Steel shear walls have recently received exclusive remark. Respective of most building code requirements, design of shear wall vertical boundary elements (VBEs) and local boundary elements (LBEs) against web yielding triggers exaggerated stiffness. The extent of stiffness reduction effects in boundary elements thus calls for more exhaustive investigation. The paper aims to discuss these issues.

To this end, FEM-based push-over curves demonstrating base shear vs roof displacement, and von Mises plastic strains were scrutinized in half-scale and full-size models. Analyses were in perfect conformity with experimental data.

With reference to the AISC requirement, up to 35 percent decrease in the VBE moments of inertia could be imparted in higher levels without the ultimate load capacity nor displacement to failure being reduced.

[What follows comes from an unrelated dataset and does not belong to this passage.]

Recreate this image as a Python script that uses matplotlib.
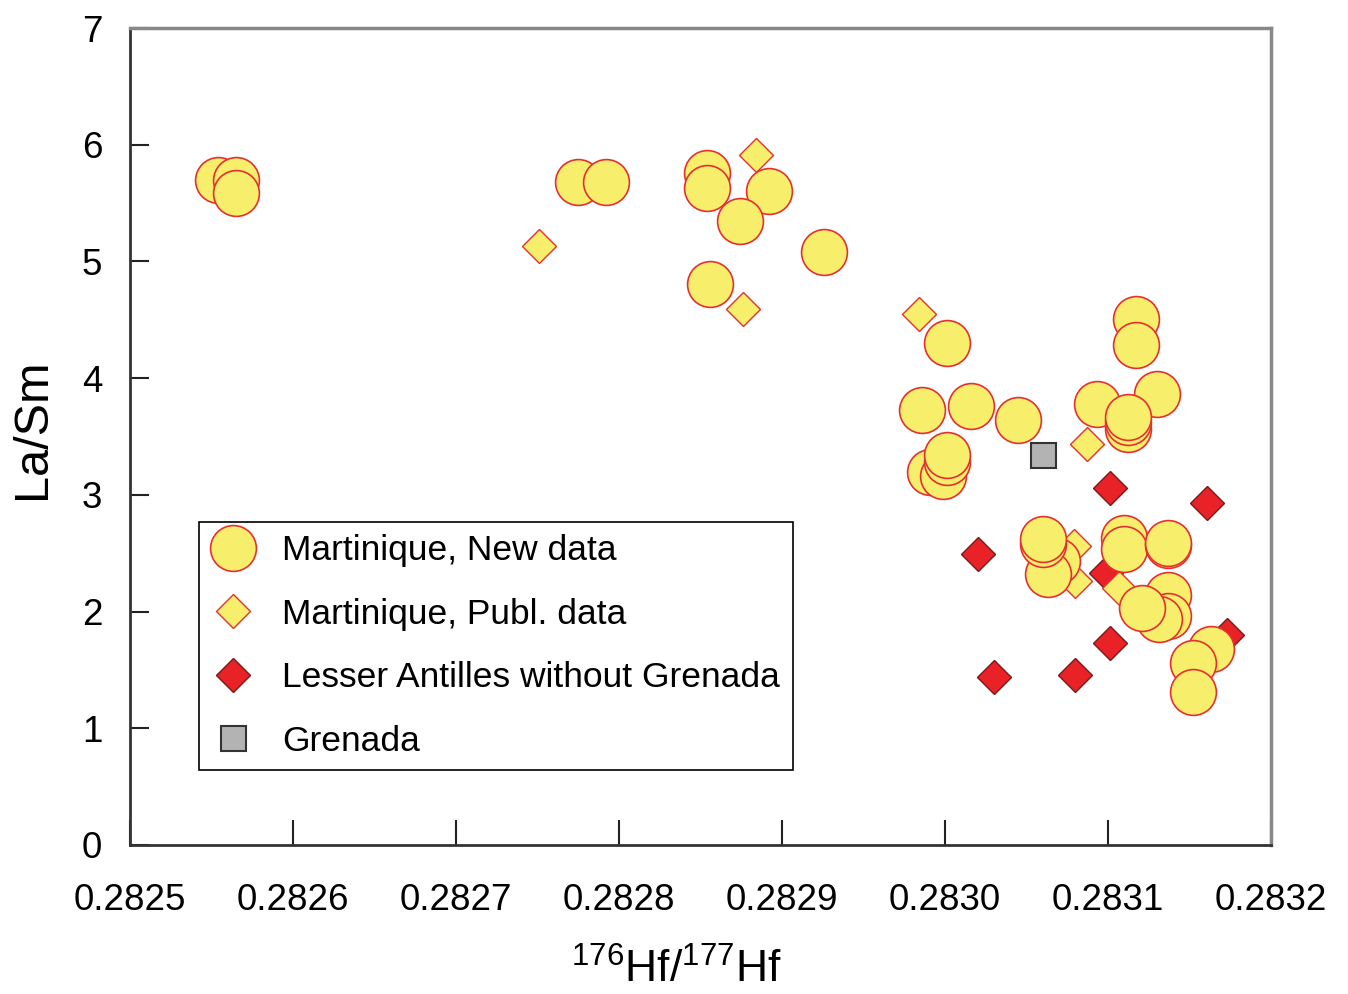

Also considered was open shear walls with reduced or minimum-design LBEs, the latter being used in continuous or abridged form. LBEs could be used with a moment of inertia 80 percent smaller than required if only used in a continuous form. The effect due to opening geometry was negligible on loading capacity but distinguished on the post-yielding buckling-induced softening.

Light-weight design of low- to medium-level steel structures against earthquake loads.

With respect to continuous walls, the results are more comprehensive than those existing in the literature in that they combine the effects due to scale and orientation (horizontal or vertical) of boundary elements. The results for open shear walls are not only comprehensive but also original in a sense that they account for the influences induced by the opening type (door or window), orientation (horizontal or vertical), and design (full-length or abridged) of boundary elements, in reduced form, on the lateral stiffness of the frame.